Но, конечно, было бы неверно представлять Кондильяка противником всех и всяческих систем. Напротив, он признает, что системы существуют повсюду, поскольку сама природа создала систему человеческих способностей и потребностей. Наши мнения непременно образуют системы, и такие системы можно найти даже у первобытных народов. Всякая правильно трактуемая наука, говорит он, представляет собой хорошо построенную систему. Системы создаются сами собой даже в тех случаях, когда люди мало задумываются над выбором принципов – ведь дурные системы создаются точно так же, как и хорошие. Систему трудно понять, если для ее объяснения выбирают синтез, но если берутся за анализ, систему легко и построить, и понять.
Однако и при таком незамутненном взгляде, уверен Кондильяк, не стоит рассчитывать на то, что отныне философия будет размеренно шагать, открывая на своем пути лишь истины. Вовсе нет, ошибки неизбежны, а истины лишь изредка встречаются на этой дороге.
Несомненно, мы очень далеки от такой просвещенной эпохи, которая могла бы гарантировать от заблуждений все будущие поколения; такого положения мы, вероятно, никогда не достигнем; с каждым веком мы будем приближаться к нему, но оно постоянно будет ускользать от нас. Время представляет собой как бы обширное ристалище, открывающееся перед философами. Истины, посеянные там и сям, тонут в массе заблуждений, заполняющих все пространство этого ристалища. Века сменяют друг друга, заблуждения накопляются; большая часть истин ускользает из рук тех, кто пытается ими овладеть, а атлеты оспаривают друг у друга призы, раздаваемые каким-то слепым зрителем[473]
.Просвещение в глазах Кондильяка – отнюдь не самая просвещенная эпоха. Напротив, оно очень далеко отстоит от просвещенной эпохи, само наступление которой проблематично. Он вновь актуализирует античное представление о философии как о пространстве, где состязаются претенденты на обладание истиной – философы. Образ, казалось бы, не очень вяжется со всем, что мы знаем о Просвещении. И тем не менее, ничто не обязывает философов той эпохи мыслить в соответствии с представлениями, тиражируемыми современными учебниками.

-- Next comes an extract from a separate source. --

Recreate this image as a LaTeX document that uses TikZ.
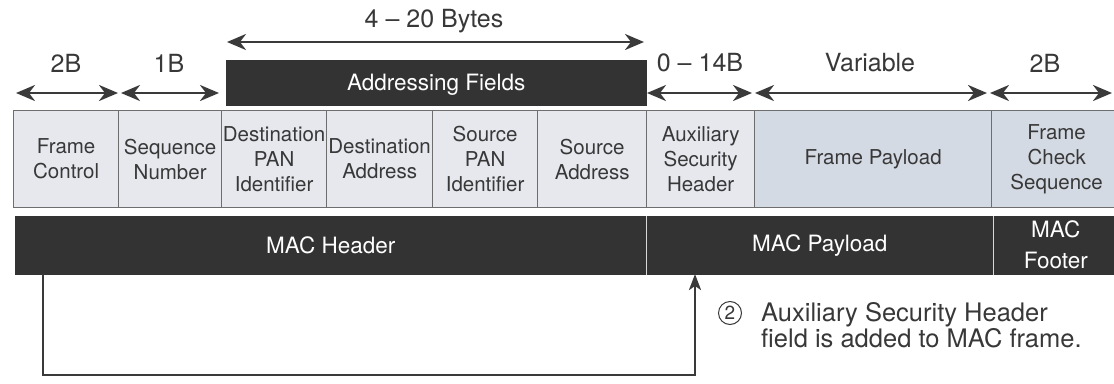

Клод Адриан Гельвеций (1715–1771), сын придворного врача, обучавшийся в иезуитском коллеже, был человеком весьма состоятельным (королева Мария Лещинская из чувства благодарности к его отцу предоставила ему должность генерального откупщика, дававшую годовую ренту в 300 000 ливров). Однако, занимаясь финансовыми вопросами, он живо интересовался философией и литературой. Смолоду познакомившись с сочинениями Монтеня, Лабрюйера и Ларошфуко, определяющее влияние он испытал со стороны Джона Локка. Другим мыслителем, ставшим для него ориентиром, был Фонтенель, с которым он был лично знаком. Четыре месяца в году Гельвеций проводил в Париже, по средам устраивая приемы, на которых присутствовали идеологи Просвещения. Кроме того, он переписывался со стариком Вольтером, благосклонно смотревшим на его юношеские опыты. И наконец, разъезжая по провинции по долгу службы, Гельвеций не раз гостил у Монтескьё, работавшим в то время над «Духом законов». Три великие фигуры – Локк, Фонтенель, Монтескьё – стали для него высшими авторитетами, однако их философию он переосмыслил на свой собственный лад.
Свой главный опубликованный прижизненно труд – грандиозный трактат «Об уме» – Гельвеций опубликовал в 1758 г. Иезуиты и янсенисты обрушили на нее такой шквал критики, что Гельвеций подумывал бежать из Франции, однако поддался на уговоры своей семьи и публично отрекся от своего сочинения. Сорбонна выдвинула против трактата более сотни обвинений, 1 сентября того же года книга была осуждена, парижский архиепископ Кристоф де Бомон предал ее анафеме, которую утвердил папа Климент XIII. И наконец, по приговору Парижского парламента палач публично сжег книгу вместе с «Естественной религией Вольтера».